Re: So Simple, Yet no tutorial covers it
by Jrchak (Initiate) on Jan 22, 2001 at 07:21 UTC
    ok, i wrote this code, just a simple regex thing to extract the "Location" data. Here it is:
    #!/usr/local/bin/perl -w use LWP::Simple; #program starts $totalAdress = "http://www.foobar.com/htmlschuff/data.html"; $content = get($totalAdress) || die "doesn't seem to be a valid adress +: $!"; #Location $start = "<p><b>Location:</b>\n"; $end = "<p>"; if ($content =~ /\b$start\b(.*?)\b$end\b/) { $Location = $1; print $Location; } print "\ndone\n";
    And it won't work.
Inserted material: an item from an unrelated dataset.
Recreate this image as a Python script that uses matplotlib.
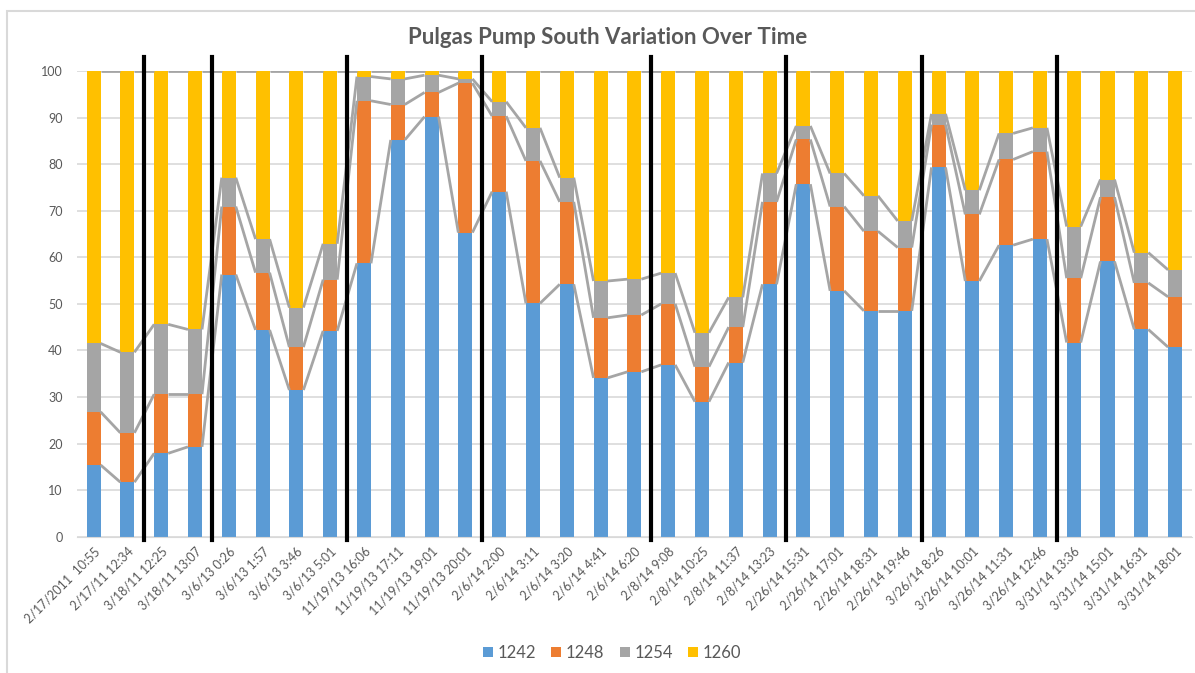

Now I'm a newbie, ok. So its probably that the regex cant take variables but I'm not sure. All i get when i use this code against a real page that has the same data as the original example and this is the program output:
    $./thecode.pl done $
    Any idea, I'm sure its some newbie mistake but it beats me.
      Change your if conditional line with the regex to this:
      if ($content =~ /$start\s*(.*?)\s*$end/) {
      you really don't have to have the word boundaries, and you should always expect possible white space.

      Remember, TIMTOWTDI

      Jeff

      L-LL-L--L-LL-L--L-LL-L--
      -R--R-RR-R--R-RR-R--R-RR
      F--F--F--F--F--F--F--F--
      (the triplet paradiddle)
      
        And take out .*? You probably want .+? Since this will grab at least one character for sure. Also, adding an else clause after the if would be a good way to notify the user if there is not match, or to provide a default location, like 'no location given'.